In a victory for federal regulators, an administrative judge has found three former executives who worked for Allen Stanford's now-defunct brokerage liable for fraud and said they should banned from the industry.
The ruling comes more than a year after Stanford was sentenced to 110 years in prison for bilking investors through a Ponzi scheme with fraudulent certificates of deposit issued by Stanford International Bank, his bank in Antigua.
In her ruling, Securities and Exchange Commission Judge Carol Fox Foelak described as "egregious" the conduct of former Stanford Group Co. chief compliance officer Bernerd Young, former president Daniel Bogar and Jason Green, a former head of the private client group.
Foelak also ordered the three executives to pay fines and forfeit ill-gotten profits.
The SEC's case against the three executives did not allege they actually knew about Stanford's Ponzi scheme.
Instead, it hinged on whether they sufficiently ensured that marketingmaterials and other disclosures were adequate for investors.
All three executives have vigorously denied any wrongdoing.

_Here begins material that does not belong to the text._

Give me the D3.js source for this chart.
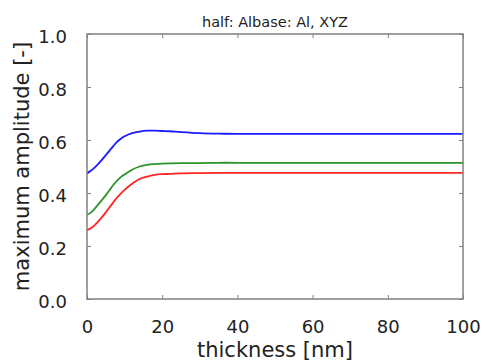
<!DOCTYPE html>
<html><head><meta charset="utf-8">
<script src="https://cdn.jsdelivr.net/npm/d3@7"></script>
<style>body{margin:0;background:#fff}svg{display:block}text{font-family:"DejaVu Sans",sans-serif;fill:#222}</style>
</head><body>
<script>
const thickness = [0,1,2,3,4,5,6,7,8,9,10,12,14,16,18,20,22,25,30,35,40,50,60,80,100];
const blueSeries  = [.474,.484,.496,.510,.526,.543,.560,.577,.593,.605,.614,.626,.632,.635,.635,.634,.633,.630,.626,.624,.623,.623,.623,.623,.623];
const greenSeries = [.318,.326,.340,.357,.374,.392,.411,.430,.447,.460,.470,.488,.500,.506,.509,.511,.512,.513,.513,.514,.514,.514,.514,.514,.514];
const redSeries   = [.260,.267,.278,.293,.309,.327,.346,.365,.383,.398,.412,.435,.453,.462,.468,.471,.472,.474,.475,.476,.476,.476,.476,.476,.476];
const xTicks = [0,20,40,60,80,100];
const yTicks = [0,0.2,0.4,0.6,0.8,1.0];
const titleText = "half: Albase: Al, XYZ";
const xLabel = "thickness [nm]";
const yLabel = "maximum amplitude [-]";

const W=482,H=361;
const m={l:87,r:19,t:34,b:62};
const svg=d3.select("body").append("svg").attr("width",W).attr("height",H);
const x=d3.scaleLinear().domain([0,100]).range([m.l,W-m.r]);
const y=d3.scaleLinear().domain([0,1]).range([H-m.b,m.t]);
const frame="#808080";

const series=[{v:blueSeries,c:"#1a1aff"},{v:greenSeries,c:"#2a962a"},{v:redSeries,c:"#ff2424"}];
const line=d3.line().curve(d3.curveCatmullRom.alpha(0.5));
series.forEach(s=>{
  svg.append("path").attr("d",line(thickness.map((t,i)=>[x(t),y(s.v[i])])))
    .attr("fill","none").attr("stroke",s.c).attr("stroke-width",1.8);
});

const fs="18px";
const gx=svg.append("g").attr("transform",`translate(0,${H-m.b})`)
  .call(d3.axisBottom(x).tickValues(xTicks).tickSize(-4).tickPadding(21).tickFormat(d3.format("d")));
const gxt=svg.append("g").attr("transform",`translate(0,${m.t})`)
  .call(d3.axisTop(x).tickValues(xTicks).tickSize(-4).tickFormat(""));
const gy=svg.append("g").attr("transform",`translate(${m.l},0)`)
  .call(d3.axisLeft(y).tickValues(yTicks).tickSize(-4).tickPadding(20).tickFormat(d3.format(".1f")));
const gyr=svg.append("g").attr("transform",`translate(${W-m.r},0)`)
  .call(d3.axisRight(y).tickValues(yTicks).tickSize(-4).tickFormat(""));
[gx,gxt,gy,gyr].forEach(g=>{
  g.select(".domain").remove();
  g.selectAll(".tick line").attr("stroke",frame).attr("stroke-width",1);
  g.selectAll(".tick text").style("font-size",fs).style("font-family","DejaVu Sans").attr("fill","#222");
});
gy.selectAll(".tick text").attr("dy","0.45em");
svg.append("rect").attr("x",m.l).attr("y",m.t).attr("width",W-m.r-m.l).attr("height",H-m.b-m.t)
  .attr("fill","none").attr("stroke",frame).attr("stroke-width",1.5);

svg.append("text").attr("x",(m.l+W-m.r)/2).attr("y",27).attr("text-anchor","middle")
  .style("font-size","14.5px").text(titleText);
svg.append("text").attr("x",(m.l+W-m.r)/2).attr("y",357).attr("text-anchor","middle")
  .style("font-size","21px").text(xLabel);
svg.append("text").attr("transform",`translate(29,${(m.t+H-m.b)/2}) rotate(-90)`).attr("text-anchor","middle")
  .style("font-size","21px").text(yLabel);
</script>
</body></html>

Young, who was previously a regulator with the group now known as the Financial Industry Regulatory Authority, told Reuters in the summer of 2012 that he took due diligence steps including reviewing quarterly financial statements and reading annual reports about the bank.
But he said in the exclusive interview that Antiguan privacy laws kept him from seeing more details about the investment portfolio, so he relied on the bank's compliance experts.
"If there is such a thing as a...perfect scam, this was the perfect scam," Young told Reuters last year.
Foelak ordered Young, Bogar and Green to each pay a $260,000 civil penalty.
In addition, Young was ordered to return roughly $592,000 plus interest. Bogar was ordered to forfeit about $1.5 million, and Green must pay $2.6 million.
Lawyers for both Young and Bogar said they were disappointed in the judge's ruling and are still considering their options.
If they decide to appeal, the case would first go before the full five-member SEC.
"Mr. Young...is deeply troubled by the initial decision's disturbing implications for the securities compliance industry and the newer and more Draconian standards that compliance officers may be facing," said Randle Henderson, Young's attorney.
"The decision demonstrates the real danger to compliance officers relying upon advice of independent outside counsel, fully licensed and qualified accounting firms and the audited financial opinions they issue, and the sovereign financial regulatory agencies of foreign countries."
Thomas Taylor, a lawyer for Bogar, said that while he felt his client got a "full and fair hearing," he disagreed with her outcome profoundly.
An attorney for Green could not be immediately reached.
Friday's ruling by the administrative judge marked the second big trial victory for the SEC in one week.
On Thursday, a jury in New York found former Goldman Sachs Group Inc. vice president Fabrice Tourre liable for federal securities law violations for his role in a complex mortgage deal that cost investors $1 billion when it failed.